Monday, June 3, 2013

Take a Load Off Scotty (Laos)

We are all born ignorant, but one must work hard to remain stupid” - Benjamin Franklin


The roads in Laos are troublesome; trouble because of their insistence on existing in a constant state of twists and turns, and some because there are so few. In fact, on the 28 hour bus ride from Hanoi to Luang Prabang, Laos, I only ever saw the one. And, the road made me look for the others, what's more. It wouldn't dream of letting me dream myself or get any sort of meaningful rest without jostling me from my reclined bed, abruptly, to the ceiling of the bus in jerking fashion every three minutes. A kangaroo would've had enough with all the hopping. A toad would've cursed the ride. Perhaps the long road to Hell is on a bus like this one. Perhaps Hell is just one long road on a bus like this one - utter agony, supreme misery, eternal anguish! Very well, the episode came to an end, and elation soon followed.


My first few days in Luang Prabang were spent recovering from some form of ailment. Exactly what I don't know. The long list of possibilities in this part of the world could compete in marathon with Rip Van Winkle's beard, or Rapunzel's hair. Recovery allowed me the time to think of all the important things there are to think about in life.
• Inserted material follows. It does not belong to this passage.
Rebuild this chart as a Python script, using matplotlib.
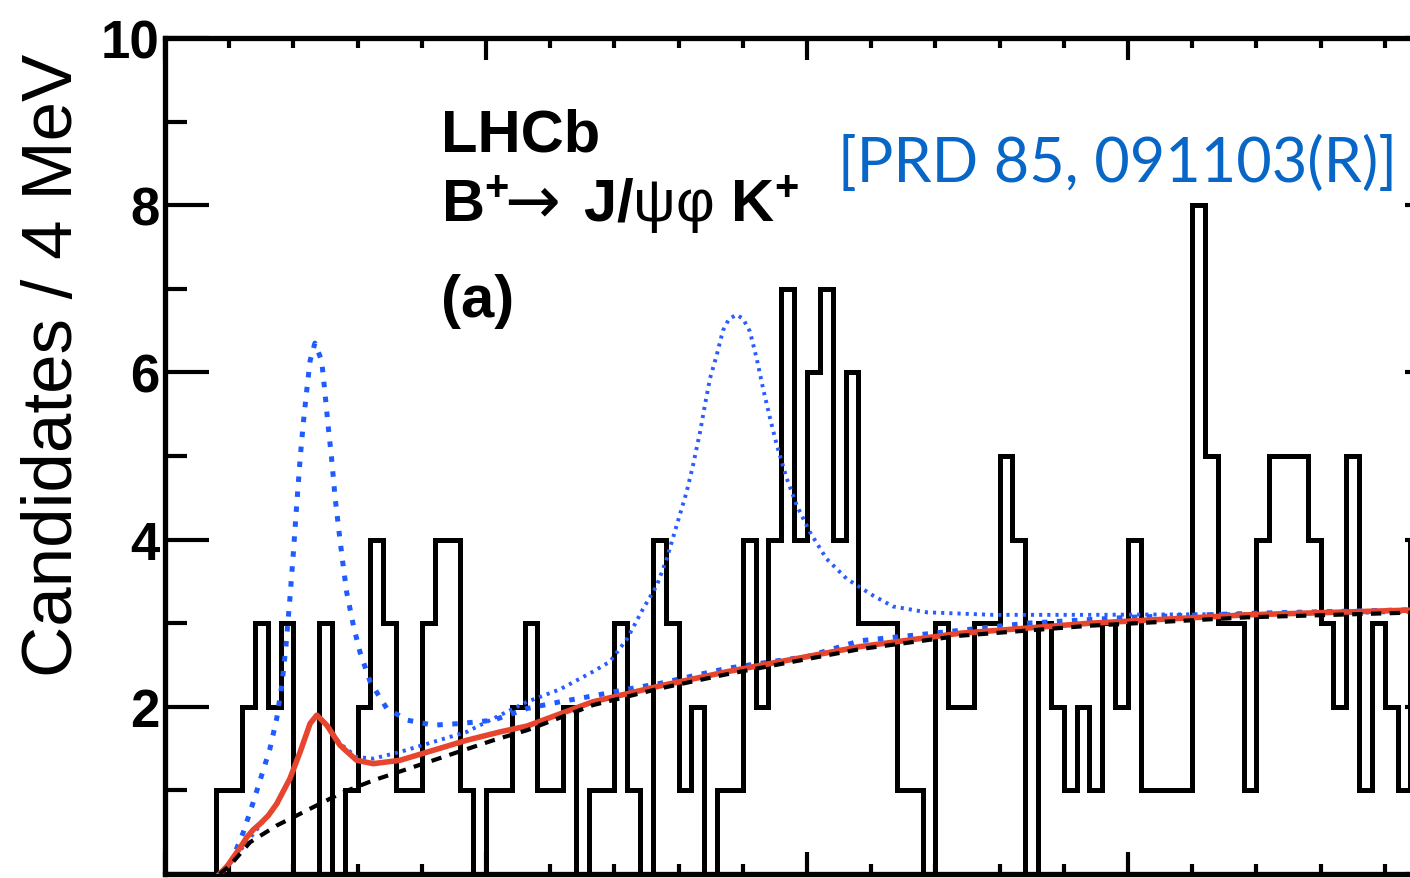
import matplotlib.pyplot as plt
import numpy as np

plt.rcParams['font.family'] = ['Liberation Sans', 'DejaVu Sans']
plt.rcParams['mathtext.fontset'] = 'custom'
plt.rcParams['mathtext.rm'] = 'Liberation Sans'
plt.rcParams['mathtext.bf'] = 'Liberation Sans:bold'
plt.rcParams['mathtext.it'] = 'Liberation Sans:italic'

# J/psi phi invariant mass, 4 MeV bins from 4100 MeV
bin_lo = 4100
bin_width = 4
counts = [0, 0, 0, 0, 1, 1, 2, 3, 2, 3,
          0, 0, 3, 0, 1, 2, 4, 3, 1, 1,
          3, 4, 4, 1, 0, 1, 1, 2, 3, 1,
          1, 2, 0, 1, 1, 3, 1, 0, 4, 3,
          1, 2, 0, 1, 1, 4, 2, 4, 7, 4,
          6, 7, 4, 6, 3, 3, 3, 1, 1, 0,
          3, 2, 2, 3, 3, 5, 4, 0, 3, 2,
          1, 2, 1, 3, 2, 4, 1, 1, 1, 1,
          8, 5, 3, 3, 1, 4, 5, 5, 5, 4,
          3, 2, 5, 1, 3, 2, 1, 4]

# background only
bkg_mass = [4117, 4120.2, 4126.5, 4134.8, 4142.1, 4146.2, 4155, 4164.9, 4177.4,
            4189.8, 4202.3, 4212.8, 4233.3, 4254.2, 4275.1, 4291.6, 4316.5,
            4347.7, 4388.2, 4437, 4500]
bkg_val = [0, 0.10, 0.38, 0.58, 0.72, 0.80, 0.97, 1.12, 1.28,
           1.44, 1.60, 1.72, 2.02, 2.22, 2.39, 2.51, 2.69,
           2.85, 2.97, 3.07, 3.14]

# default fit
fit_mass = [4117, 4119.5, 4121.3, 4123.5, 4125.5, 4127.5, 4129.6, 4132.2, 4134.8,
            4138.9, 4142.1, 4145.2, 4147.3, 4150.4, 4154.5, 4159.7, 4164.9,
            4173.2, 4183.6, 4194.0, 4204.4, 4212.8, 4233.3, 4254.2, 4275.1,
            4291.6, 4316.5, 4347.7, 4388.2, 4437, 4500]
fit_val = [0, 0.10, 0.20, 0.32, 0.44, 0.53, 0.60, 0.70, 0.84,
           1.14, 1.46, 1.80, 1.90, 1.78, 1.54, 1.36, 1.32,
           1.36, 1.48, 1.60, 1.70, 1.77, 2.06, 2.25, 2.42,
           2.54, 2.72, 2.88, 3.00, 3.10, 3.17]

# expected X(4140) signal (CDF)
x4140_mass = [4117, 4120.8, 4124.4, 4127.5, 4130.1, 4132.7, 4134.8, 4136.4, 4137.6,
              4138.9, 4140.0, 4141.0, 4142.1, 4143.1, 4144.2, 4145.2, 4146.7,
              4148.8, 4149.8, 4150.8, 4151.9, 4153.0, 4154.2, 4155.3, 4156.6,
              4158.7, 4160.7, 4163.9, 4169.1, 4175.5, 4183.6, 4192.0, 4202.3,
              4212.8, 4223.1, 4233.3, 4243.9, 4254.2, 4264.5, 4275.1, 4290.7,
              4300, 4316.5, 4339.3, 4368.6, 4400, 4440, 4500]
x4140_val = [0, 0.16, 0.50, 0.86, 1.18, 1.50, 1.86, 2.26, 2.69,
             3.29, 3.85, 4.40, 4.97, 5.40, 5.80, 6.14, 6.35,
             6.14, 5.77, 5.37, 4.97, 4.50, 4.10, 3.75, 3.37,
             2.97, 2.66, 2.30, 1.98, 1.84, 1.78, 1.80, 1.84,
             1.98, 2.06, 2.13, 2.21, 2.28, 2.37, 2.46, 2.55,
             2.60, 2.79, 2.88, 3.00, 3.07, 3.12, 3.17]

# expected X(4274) signal (CDF)
x4274_mass = [4117, 4121.3, 4129.6, 4134.8, 4138.9, 4142.1, 4145.2, 4147.3, 4150.4,
              4154.5, 4159.7, 4164.9, 4173.2, 4183.6, 4194.0, 4202.3, 4212.8,
              4223.1, 4233.3, 4238.6, 4243.9, 4248.9, 4253.2, 4256.3, 4259.4,
              4262.5, 4264.5, 4266.7, 4268.2, 4269.8, 4271.9, 4273.8, 4275.7,
              4278.1, 4280.1, 4282.2, 4284.3, 4286.3, 4288.5, 4290.6, 4293.7,
              4296.8, 4300.9, 4306.1, 4312.4, 4320.6, 4326.8, 4337.4, 4357.9,
              4388.2, 4440, 4500]
x4274_val = [0, 0.18, 0.58, 0.82, 1.14, 1.46, 1.80, 1.90, 1.79,
             1.56, 1.40, 1.38, 1.46, 1.58, 1.70, 1.86, 2.06,
             2.21, 2.42, 2.54, 2.81, 3.17, 3.45, 3.77, 4.17,
             4.57, 4.89, 5.29, 5.61, 5.93, 6.21, 6.50, 6.64,
             6.69, 6.64, 6.49, 6.17, 5.81, 5.45, 5.13, 4.73,
             4.41, 4.09, 3.77, 3.53, 3.33, 3.20, 3.13, 3.10,
             3.10, 3.11, 3.14]

edges = bin_lo + bin_width * np.arange(len(counts) + 1)

fig = plt.figure(figsize=(14.1, 8.79), dpi=100)
ax = fig.add_axes([165 / 1410, 4 / 879, 1284 / 1410, 836 / 879])

ax.stairs(counts, edges, color='black', linewidth=3.6, zorder=2)
ax.plot(x4274_mass, x4274_val, color='#2a5cff', linewidth=2.8,
        linestyle=(0, (0.8, 1.3)), zorder=3)
ax.plot(x4140_mass, x4140_val, color='#1f5cff', linewidth=3.6,
        linestyle=(0, (1.1, 1.9)), zorder=4)
ax.plot(fit_mass, fit_val, color='#e8452e', linewidth=4.0, zorder=5)
ax.plot(bkg_mass, bkg_val, color='black', linewidth=3.0,
        linestyle=(0, (2.5, 2.0)), zorder=6)

ax.set_xlim(4100, 4500)
ax.set_ylim(0, 10)

ax.set_xticks(np.arange(4100, 4501, 100))
ax.set_xticks(np.arange(4100, 4501, 20), minor=True)
ax.set_yticks([0, 2, 4, 6, 8, 10], labels=['', '2', '4', '6', '8', '10'],
              fontsize=38, fontweight='bold')
ax.set_yticks(np.arange(1, 10, 2), minor=True)

ax.tick_params(axis='x', which='both', direction='in', top=True, bottom=True,
               labelbottom=False, width=3)
ax.tick_params(axis='x', which='major', length=16)
ax.tick_params(axis='x', which='minor', length=7)
ax.tick_params(axis='y', which='both', direction='in', left=True, right=True,
               width=3, pad=4)
ax.tick_params(axis='y', which='major', length=32)
ax.tick_params(axis='y', which='minor', length=16)

for s in ax.spines.values():
    s.set_linewidth(3.8)

fig.text(54 / 1410, 1 - 365 / 879, 'Candidates / 4 MeV', rotation=90,
         ha='center', va='center', fontsize=51)

# decay label, drawn in pieces so the arrow keeps its long thin shape
ax.text(4186, 8.65, 'LHCb', fontsize=43, fontweight='bold', va='baseline')
ax.text(4186, 7.8, r'$\mathbf{B^{+}}$', fontsize=43, va='baseline')
ax.text(4205.5, 7.8, '\u2192', fontsize=48, family='DejaVu Sans', va='baseline')
ax.text(4230.2, 7.8, r'$\mathbf{J/}\mathrm{\psi\varphi}\ \mathbf{K^{+}}$',
        fontsize=43, va='baseline')
ax.text(4186, 6.67, '(a)', fontsize=43, fontweight='bold', va='baseline')
ax.text(4309.7, 8.29, '[PRD 85, 091103(R)]', fontsize=44, color='#0766c6',
        family='Lato', va='baseline')

fig.savefig('out.png', dpi=100)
Like why do they use so many zeros in the currencies of Southeast Asian countries? 21,000 Vietnam Dong, 7,000 Laos Kip, and 4,000 Cambodia Riel all equal one U.S Dollar. Who is purchasing something for a Dong, or 10 Dong, or even 100 Dong? Can one actually purchase anything with these denominations? I'm not sure it can be done. The lowest note I saw was 1,000 Dong. Why, the zeros on the thing are useless! They are purposeless, and a nuisance. When one takes out a note to pay for a bill, he has to stare at the thing as if he is undressing it with his eyes, or trying to hypnotize it, and then carefully count the zeros to make sure he is paying 10,000 Dong and not 100,000 Dong. And, if the mistake is made and the 100,000 note is given, he can be sure the mistake will not be amended by the individual receiving the money. Such a thing would be too much to hope for – not in this realm of Asia; not where forgiveness for follies is forgotten fully. No, instead he takes his time and counts delicately, and then recounts. If drinking is involved, he miscounts, or can't see the zeros at all, or doesn't have the patience to care about them anyways. it can be estimated that 100 percent of tourists have left a Southeast Asian country overpaying at least once. Damn! We are cattle, and have a fascinating way of being roped. Every time I feel I have managed to safely navigate the choppy waters of negotiation, I realize I could have sailed easier through another channel, and got the thing for a lesser price. No matter, all the currency mistakes and poorly bargained deals are negligible to the Western wallet, though not insignificant to Western pride, it must be known.

Luang Prabang is the most peaceful place within hundreds of miles in any direction, this is a fact of the world. It is a shepherd to the ever-traveling Mekong River. Mostly, it guides the river down to the south, but sometimes it sends a fisherman, or canoe, or slowboat out into the current to intervene in some way for itself; to gather resources like fish for food, tourists for money, or gentle paddling for tranquility. Every town or city must be a little selfish, you see. Without this drive, everyone would be living in the hills, and what then for the hills? Let us leave the hills for the meek and humble. Without them, we would have no where to go for those duty free resources. Anyway, I tried not to move much while visiting the town. Any type of work would have put my leisure in jeopardy, and I would not have that. To have that would be to have no sense. Rather, I took only short trips walking along the Mekong River or going on rides to the Kuang Si Waterfalls. These are majestic, but the name flawed. If I had been there when they were naming them, I would have surely interrupted before the decision was reached. Cascades is the more accurate term for them; I would have let them keep the “Kuang Si” part, I think; it suits them just fine. Very well, they are still superb with the name they have, I suppose. They are still bright blue with a tint of cloudy green. They still roll slowly over white limestone, and are juxtaposed by lush green jungle canopy. They are still the perfect temperature to swim in, and the perfect depth to bath in. They are still beaten by the sun all day, and by the moon all night, and they still contain all the little minnows that so eagerly pick the dead skin cells off of the human foot. In essence, they are still the same, but with a foolish name.